After identifying at-risk buildings, the government worked to prioritise work on buildings that had fire-safety issues and combustable cladding.

A building levy was also imposed on construction companies to cover the cost of the works using taxation on future property developments.

Each jurisdiction across Australia is now at varying stages of addressing the problem.

Australian Capital Territory

The ACT Government released plans to support cladding replacement efforts on private buildings at the end of 2020. These efforts are broken down into two stages, with the first stage focused on assessment and identification of affected buildings, and the latter on rectifying problems.

New South Wales

The NSW Government launched an initiative known as “Project Remediate,” which is one of the most significant responses seen to the cladding problem in Australia. Owners corporations are able to obtain 10-year, interest-free loans to support remediation efforts. The government also provided funding of almost $140m for project management efforts and quality assurance.

Northern Territory

Unfortunately, the NT Government has not yet launched any significant efforts to address the risk of unsafe cladding.
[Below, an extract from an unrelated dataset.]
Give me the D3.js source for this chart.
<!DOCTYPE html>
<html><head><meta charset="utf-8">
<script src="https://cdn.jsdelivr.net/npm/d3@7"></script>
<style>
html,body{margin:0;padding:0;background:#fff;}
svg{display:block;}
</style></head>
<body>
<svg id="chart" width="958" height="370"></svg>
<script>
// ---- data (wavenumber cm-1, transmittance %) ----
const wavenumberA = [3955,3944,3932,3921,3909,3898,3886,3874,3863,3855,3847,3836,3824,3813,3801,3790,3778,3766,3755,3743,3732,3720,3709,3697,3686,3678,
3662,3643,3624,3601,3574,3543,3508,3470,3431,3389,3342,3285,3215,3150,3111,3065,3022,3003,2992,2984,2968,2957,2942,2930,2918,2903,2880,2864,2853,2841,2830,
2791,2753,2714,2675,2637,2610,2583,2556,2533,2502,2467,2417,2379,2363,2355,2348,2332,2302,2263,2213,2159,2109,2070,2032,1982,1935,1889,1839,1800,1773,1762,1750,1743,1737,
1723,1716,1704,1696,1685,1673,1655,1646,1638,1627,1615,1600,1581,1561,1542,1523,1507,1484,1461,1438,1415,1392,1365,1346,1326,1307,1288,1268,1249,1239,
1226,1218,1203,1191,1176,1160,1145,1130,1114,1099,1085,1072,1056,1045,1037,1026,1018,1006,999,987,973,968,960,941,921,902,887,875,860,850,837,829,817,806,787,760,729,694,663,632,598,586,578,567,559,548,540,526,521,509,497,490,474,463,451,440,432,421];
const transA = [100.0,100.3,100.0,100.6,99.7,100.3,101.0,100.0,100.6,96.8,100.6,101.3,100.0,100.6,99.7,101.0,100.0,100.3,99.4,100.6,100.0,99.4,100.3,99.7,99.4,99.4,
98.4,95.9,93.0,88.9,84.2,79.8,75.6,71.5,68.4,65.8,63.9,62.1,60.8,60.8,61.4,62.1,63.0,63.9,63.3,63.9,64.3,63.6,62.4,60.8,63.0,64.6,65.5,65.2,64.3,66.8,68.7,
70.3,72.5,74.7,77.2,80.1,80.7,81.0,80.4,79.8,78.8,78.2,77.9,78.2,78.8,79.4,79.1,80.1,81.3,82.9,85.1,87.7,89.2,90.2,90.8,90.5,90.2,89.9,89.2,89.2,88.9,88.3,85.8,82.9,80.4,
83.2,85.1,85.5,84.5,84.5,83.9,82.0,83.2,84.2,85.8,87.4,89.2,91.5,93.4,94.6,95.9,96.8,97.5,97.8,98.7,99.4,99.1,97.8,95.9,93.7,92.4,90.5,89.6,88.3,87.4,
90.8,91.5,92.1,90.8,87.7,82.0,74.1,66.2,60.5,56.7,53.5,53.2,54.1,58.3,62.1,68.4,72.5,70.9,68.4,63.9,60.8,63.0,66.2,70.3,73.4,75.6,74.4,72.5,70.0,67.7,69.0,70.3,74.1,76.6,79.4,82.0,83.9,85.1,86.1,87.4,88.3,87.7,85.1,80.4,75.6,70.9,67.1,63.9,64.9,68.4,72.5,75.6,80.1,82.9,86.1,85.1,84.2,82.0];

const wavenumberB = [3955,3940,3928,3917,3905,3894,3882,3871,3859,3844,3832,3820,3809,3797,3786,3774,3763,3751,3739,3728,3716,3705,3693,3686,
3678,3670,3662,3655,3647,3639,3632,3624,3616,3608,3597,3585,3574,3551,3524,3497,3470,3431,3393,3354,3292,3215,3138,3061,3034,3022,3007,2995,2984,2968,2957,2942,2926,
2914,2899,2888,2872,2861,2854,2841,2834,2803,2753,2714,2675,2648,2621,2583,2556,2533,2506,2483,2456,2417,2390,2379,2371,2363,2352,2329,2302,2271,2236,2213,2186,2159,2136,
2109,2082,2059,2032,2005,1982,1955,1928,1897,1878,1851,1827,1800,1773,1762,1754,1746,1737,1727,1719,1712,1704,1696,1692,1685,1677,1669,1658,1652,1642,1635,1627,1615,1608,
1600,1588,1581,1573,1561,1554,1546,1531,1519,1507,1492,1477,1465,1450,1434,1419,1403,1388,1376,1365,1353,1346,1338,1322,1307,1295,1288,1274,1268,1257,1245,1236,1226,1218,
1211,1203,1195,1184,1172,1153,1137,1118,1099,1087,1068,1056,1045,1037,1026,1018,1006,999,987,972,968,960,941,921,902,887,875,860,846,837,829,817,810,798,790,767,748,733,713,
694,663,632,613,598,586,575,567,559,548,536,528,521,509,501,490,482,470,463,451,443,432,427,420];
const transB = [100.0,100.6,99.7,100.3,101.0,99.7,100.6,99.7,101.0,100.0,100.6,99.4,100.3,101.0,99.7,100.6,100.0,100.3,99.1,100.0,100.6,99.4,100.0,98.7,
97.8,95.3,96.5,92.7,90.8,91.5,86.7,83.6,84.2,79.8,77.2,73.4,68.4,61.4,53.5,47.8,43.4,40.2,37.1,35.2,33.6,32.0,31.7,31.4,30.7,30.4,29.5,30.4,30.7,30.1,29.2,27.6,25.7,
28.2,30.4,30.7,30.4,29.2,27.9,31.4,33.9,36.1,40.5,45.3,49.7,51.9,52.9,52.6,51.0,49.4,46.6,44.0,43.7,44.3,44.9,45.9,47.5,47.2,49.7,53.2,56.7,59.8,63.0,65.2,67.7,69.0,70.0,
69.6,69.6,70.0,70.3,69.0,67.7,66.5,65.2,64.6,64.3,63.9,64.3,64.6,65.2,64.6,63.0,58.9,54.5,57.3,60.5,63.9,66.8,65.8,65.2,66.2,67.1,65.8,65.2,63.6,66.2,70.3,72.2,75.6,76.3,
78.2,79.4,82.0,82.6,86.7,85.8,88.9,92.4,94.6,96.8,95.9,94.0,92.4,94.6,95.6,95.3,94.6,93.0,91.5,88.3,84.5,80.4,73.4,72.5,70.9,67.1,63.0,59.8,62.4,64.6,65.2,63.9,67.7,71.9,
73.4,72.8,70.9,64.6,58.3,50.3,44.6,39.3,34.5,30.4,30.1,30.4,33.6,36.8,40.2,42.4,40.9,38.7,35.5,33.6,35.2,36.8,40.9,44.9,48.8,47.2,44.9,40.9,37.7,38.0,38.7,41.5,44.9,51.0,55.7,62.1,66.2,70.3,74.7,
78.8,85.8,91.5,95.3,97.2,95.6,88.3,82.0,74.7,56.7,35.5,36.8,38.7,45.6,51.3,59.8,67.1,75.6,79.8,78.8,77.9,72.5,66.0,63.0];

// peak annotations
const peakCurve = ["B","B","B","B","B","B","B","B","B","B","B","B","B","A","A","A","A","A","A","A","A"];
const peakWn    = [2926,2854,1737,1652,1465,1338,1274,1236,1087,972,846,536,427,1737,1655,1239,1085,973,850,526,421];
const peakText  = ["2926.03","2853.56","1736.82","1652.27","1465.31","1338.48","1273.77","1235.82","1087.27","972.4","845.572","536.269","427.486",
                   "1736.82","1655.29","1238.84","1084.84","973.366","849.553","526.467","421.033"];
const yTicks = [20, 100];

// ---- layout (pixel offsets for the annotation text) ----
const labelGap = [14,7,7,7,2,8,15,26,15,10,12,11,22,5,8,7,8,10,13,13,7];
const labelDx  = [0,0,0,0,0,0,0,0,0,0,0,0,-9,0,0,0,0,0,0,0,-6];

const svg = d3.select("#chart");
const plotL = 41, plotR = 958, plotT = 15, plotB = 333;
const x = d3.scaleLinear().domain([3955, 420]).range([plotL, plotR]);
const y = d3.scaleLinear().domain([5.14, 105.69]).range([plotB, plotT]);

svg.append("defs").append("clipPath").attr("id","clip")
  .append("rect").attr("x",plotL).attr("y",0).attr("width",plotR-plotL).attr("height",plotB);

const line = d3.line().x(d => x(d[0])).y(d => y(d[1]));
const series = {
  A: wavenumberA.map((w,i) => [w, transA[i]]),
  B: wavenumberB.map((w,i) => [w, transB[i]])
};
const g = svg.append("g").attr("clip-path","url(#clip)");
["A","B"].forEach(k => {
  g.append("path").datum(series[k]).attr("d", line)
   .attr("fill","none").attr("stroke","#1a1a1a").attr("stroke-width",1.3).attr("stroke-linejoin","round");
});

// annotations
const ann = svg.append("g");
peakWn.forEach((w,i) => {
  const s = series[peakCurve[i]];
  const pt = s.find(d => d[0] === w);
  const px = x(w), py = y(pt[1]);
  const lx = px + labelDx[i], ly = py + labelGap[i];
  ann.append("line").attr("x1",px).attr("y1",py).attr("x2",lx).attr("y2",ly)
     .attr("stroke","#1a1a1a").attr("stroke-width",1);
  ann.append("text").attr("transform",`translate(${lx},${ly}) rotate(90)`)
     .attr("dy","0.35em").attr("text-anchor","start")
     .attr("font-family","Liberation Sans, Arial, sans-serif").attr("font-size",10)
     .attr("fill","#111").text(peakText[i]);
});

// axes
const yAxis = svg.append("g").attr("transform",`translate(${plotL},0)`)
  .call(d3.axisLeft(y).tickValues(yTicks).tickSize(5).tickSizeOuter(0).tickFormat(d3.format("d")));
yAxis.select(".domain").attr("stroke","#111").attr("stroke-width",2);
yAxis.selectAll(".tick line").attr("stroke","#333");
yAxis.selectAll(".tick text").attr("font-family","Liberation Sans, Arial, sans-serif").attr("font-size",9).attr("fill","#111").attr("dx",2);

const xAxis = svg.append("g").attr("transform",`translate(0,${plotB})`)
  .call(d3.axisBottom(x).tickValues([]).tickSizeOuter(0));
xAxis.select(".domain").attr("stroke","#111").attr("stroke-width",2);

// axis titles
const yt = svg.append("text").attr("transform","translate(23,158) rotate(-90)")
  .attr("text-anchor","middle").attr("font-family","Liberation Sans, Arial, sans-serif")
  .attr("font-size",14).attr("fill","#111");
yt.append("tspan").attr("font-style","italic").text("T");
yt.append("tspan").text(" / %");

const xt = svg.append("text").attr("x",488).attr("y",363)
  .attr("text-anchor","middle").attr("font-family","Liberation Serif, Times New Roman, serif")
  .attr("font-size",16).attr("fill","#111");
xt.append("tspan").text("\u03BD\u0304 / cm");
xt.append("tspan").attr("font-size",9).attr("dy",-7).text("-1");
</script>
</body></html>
The government’s “Non-conforming building products” guidance has not yet been updated with any reference to cladding, nor has the Building Act 1993 by which the National Construction Code operates, under the Australian Building Codes Board (ABCB).


In Queensland, the government has been in discussions around cladding since 2018, but no formal support has yet been offered. Instead, it’s expected that corporate companies should identify and rectify problems themselves. Despite hundreds of at-risk buildings being identified, and the Palaszczuk Government banning cladding on new installations, there are still many buildings facing potential fire risks.